In the end...its U=)
Thursday, 2 Aug. the day when I learnt certain truths...I emerged from the darkness that surrounds me...I wont go thru everything that happen that day again cuz I dun see a point in repeating the same things over again...but in the end, the question that had chained me for so long was answered...I was ashamed of myself for hating and resenting her...always thot that for being stuck in this period of darkness was only my suffering and not hers as well...dunno why after that short time with her, I realised a lot of things, like how to put it...a heightened sense of things...It is also the point of time when I also felt that I really loved her a lot...bt love can be channeled thru other ways besides being together...how ironic that the person who started all this f*** shit in my life, the person who caused me to undergo all the emotions and horrible times of my life...at the very end, she is the one who end it all for me...haha seriously how ironic...it wasnt any of my frenz nor is it zhenni...it was her...somehow I realised that she is always there, looking at my best interests...in a way of how I am always there in the past...somehow that gives me a wonderful feeling, a feeling that u always knw that someone is behind u always...

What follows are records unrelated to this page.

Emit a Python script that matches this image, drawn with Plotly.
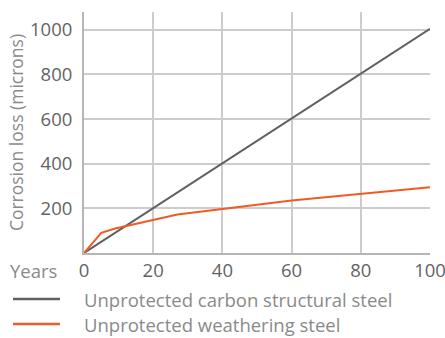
import plotly.graph_objects as go

years_carbon = [0, 100]
loss_carbon = [0, 1005]
years_weather = [0, 5, 9, 27, 40, 60, 100]
loss_weather = [0, 90, 110, 173, 197, 235, 295]
x_ticks = [0, 20, 40, 60, 80, 100]
y_ticks = [200, 400, 600, 800, 1000]
names = ["Unprotected carbon structural steel", "Unprotected weathering steel"]
colors = ["#606060", "#f05a24"]

FONT = "Open Sans"
TICK = "#636363"
LIGHT = "#8a8a8a"
PW, PH = 346, 241

fig = go.Figure()
fig.add_trace(go.Scatter(x=years_carbon, y=loss_carbon, mode="lines",
                         line=dict(color=colors[0], width=2), name=names[0]))
fig.add_trace(go.Scatter(x=years_weather, y=loss_weather, mode="lines",
                         line=dict(color=colors[1], width=2), name=names[1]))

fig.update_layout(
    width=445, height=338,
    margin=dict(l=84, r=15, t=12, b=85, autoexpand=False),
    paper_bgcolor="white", plot_bgcolor="white",
    showlegend=False,
    font=dict(family=FONT, color=TICK, size=18),
    xaxis=dict(range=[0, 100.001], tickvals=x_ticks, showgrid=True,
               gridcolor="#cccccc", gridwidth=1.5, zeroline=False,
               showline=True, linecolor="#b5b5b5", linewidth=2,
               ticks="", tickfont=dict(size=18.5, color=TICK),
               automargin=False, ticklabeloverflow="allow"),
    yaxis=dict(range=[0, 1080], tickvals=y_ticks, showgrid=True,
               gridcolor="#cccccc", gridwidth=1.5, zeroline=False,
               showline=True, linecolor="#b5b5b5", linewidth=2,
               ticks="", ticklabelstandoff=6, tickfont=dict(size=18.5, color=TICK),
               automargin=False,
               title=dict(text="Corrosion loss (microns)", standoff=2,
                          font=dict(size=17.5, color=LIGHT))),
)

fig.add_annotation(text="Years", xref="paper", yref="paper", x=(8 - 84) / PW,
                   y=-17 / PH, xanchor="left", yanchor="middle", showarrow=False,
                   font=dict(size=18.5, color=LIGHT))

legend_y = [-46 / PH, -71 / PH]
for i in range(2):
    fig.add_shape(type="line", xref="paper", yref="paper",
                  x0=(13 - 84) / PW, x1=(60 - 84) / PW, y0=legend_y[i], y1=legend_y[i],
                  line=dict(color=colors[i], width=2.5))
    fig.add_annotation(text=names[i], xref="paper", yref="paper",
                       x=(82 - 84) / PW, y=legend_y[i], xanchor="left", yanchor="middle",
                       showarrow=False, font=dict(size=18.5, color=LIGHT))

fig.write_html("out.html", config={"displayModeBar": False},
               post_script="document.body.style.margin='0';")
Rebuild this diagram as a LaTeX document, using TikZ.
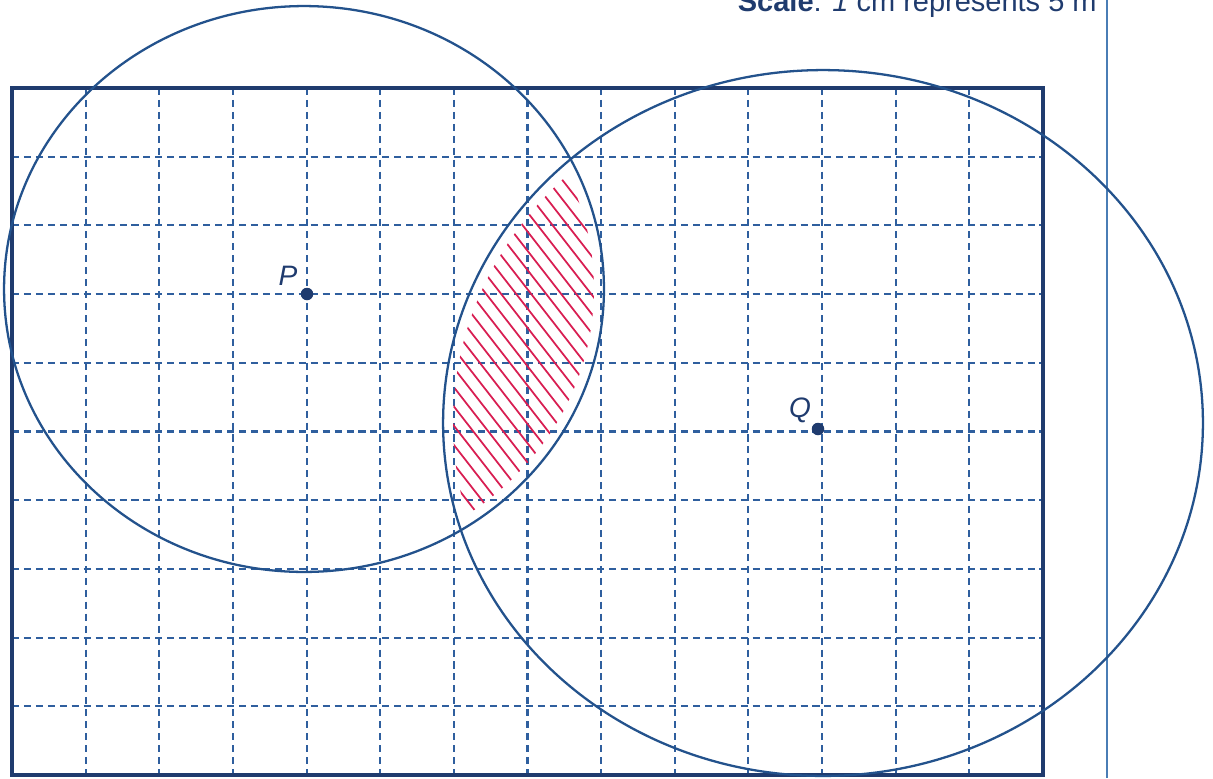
\documentclass[tikz,border=0pt]{standalone}
\usepackage{fontspec}
\setmainfont{Liberation Sans}
\definecolor{navy}{HTML}{1F3B6E}
\definecolor{gridblue}{HTML}{2F5F9E}
\definecolor{circblue}{HTML}{23528C}
\definecolor{edgeblue}{HTML}{4A7DB5}
\definecolor{hatchred}{HTML}{D81E52}
\begin{document}
\begin{tikzpicture}[x=0.02cm,y=-0.02cm,
  frame/.style={draw=navy, line width=1.8pt},
  gridline/.style={draw=gridblue, line width=1.2pt, dash pattern=on 4pt off 2.8pt},
  circ/.style={draw=circblue, line width=1.3pt},
  hatch/.style={draw=hatchred, line width=1pt, line cap=round},
  dot/.style={circle, fill=navy, inner sep=0pt, minimum size=0.25cm},
  lbl/.style={font=\fontsize{16}{16}\selectfont\itshape, text=navy, inner sep=0pt},
  pageedge/.style={draw=edgeblue, line width=0.8pt}]
\useasboundingbox (0,0) rectangle (1213,778);
% scale text (cut at top, as in the reference)
\node[anchor=base east, font=\fontsize{16.5}{16.5}\selectfont, text=navy, inner sep=0pt] (scale) at (1097,11) {\textbf{Scale}: \textit{1} cm represents 5 m};
% page edge line
\coordinate (e1) at (1107,0);
\coordinate (e2) at (1107,778);
\draw[pageedge] (e1) -- (e2);
% grid
\foreach \i in {1,...,13} \draw[gridline] ({12+73.64*\i},88) -- ({12+73.64*\i},775);
\foreach \j in {1,...,9} \draw[gridline] (12,{88+68.7*\j}) -- (1043,{88+68.7*\j});
\draw[frame] (12,88) rectangle (1043,775);
% hatching of the overlap
\begin{scope}
  \clip (304,289) ellipse [x radius=5.8cm, y radius=5.46cm];
  \clip (823,423) ellipse [x radius=7.4cm, y radius=6.86cm];
  \foreach \k in {0,...,30} \draw[hatch] ({95+15*\k},100) -- ++(530,680);
\end{scope}
% circles
\draw[circ] (304,289) ellipse [x radius=6cm, y radius=5.66cm];
\draw[circ] (823,423) ellipse [x radius=7.6cm, y radius=7.06cm];
% points
\node[dot] (P) at (307,294) {};
\node[dot] (Q) at (818,429) {};
\node[lbl] (Plab) at (288,276) {P};
\node[lbl] (Qlab) at (800,410) {Q};
\end{tikzpicture}
\end{document}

Thanks for everything=)...including the pains and sufferings u gave me...I am sorry for not being able to be a big part of your life as before, am sorry for making u worry about me all this time, sorry for hating u..and I knw u will surely say "stop saying sorry, there shouldnt be any between us".......however I will still say it cuz its juz me bah. I give u my word that I will try to get u back into my life as before and not make u worry liao, just give me some time ya?

U knw smthg? U are truly an incredible and special person =) To me u are not a best fren, so sorry to dissappoint u in that..............................................cuz to me.....u are a special and important person in my life=D...highest level liao leh!!!! of cuz my future gf can be considered a little bit higher=P...ROFL

Wednesday, August 01, 2007

Right Here Waiting For You...

Right Here Waiting For You...


Oceans Apart, day after day, and then slowly go and say
I hear your voice on the line, but it doesnt stop the pain,
If I see u next to never, how can we say forever...

Wherever u go, whatever u do, i will be right here waiting for you,
Whatever it takes, or how my heart breaks, I will be right here waiting for you.

I took for granted all the times which I felt will last some how, I hear the laughter ,
I tasted tears but I cant get near you now,
Oh cant u see it babe, u got me going crazy....

Wherever you go, whatever you do, I will be right here waiting for you,
Whatever it takes, or how my heart breaks, I will be right here waiting for you.

I wonder how we can survive this moments, but in the end if I'm with u,
I take the chance,

Oh cant u see it babe, u got me going crazy.

Wherever you go, whatever you do, I will be right here waiting for you,
Whatever it takes, or how my heart breaks, I will be right here waiting for you.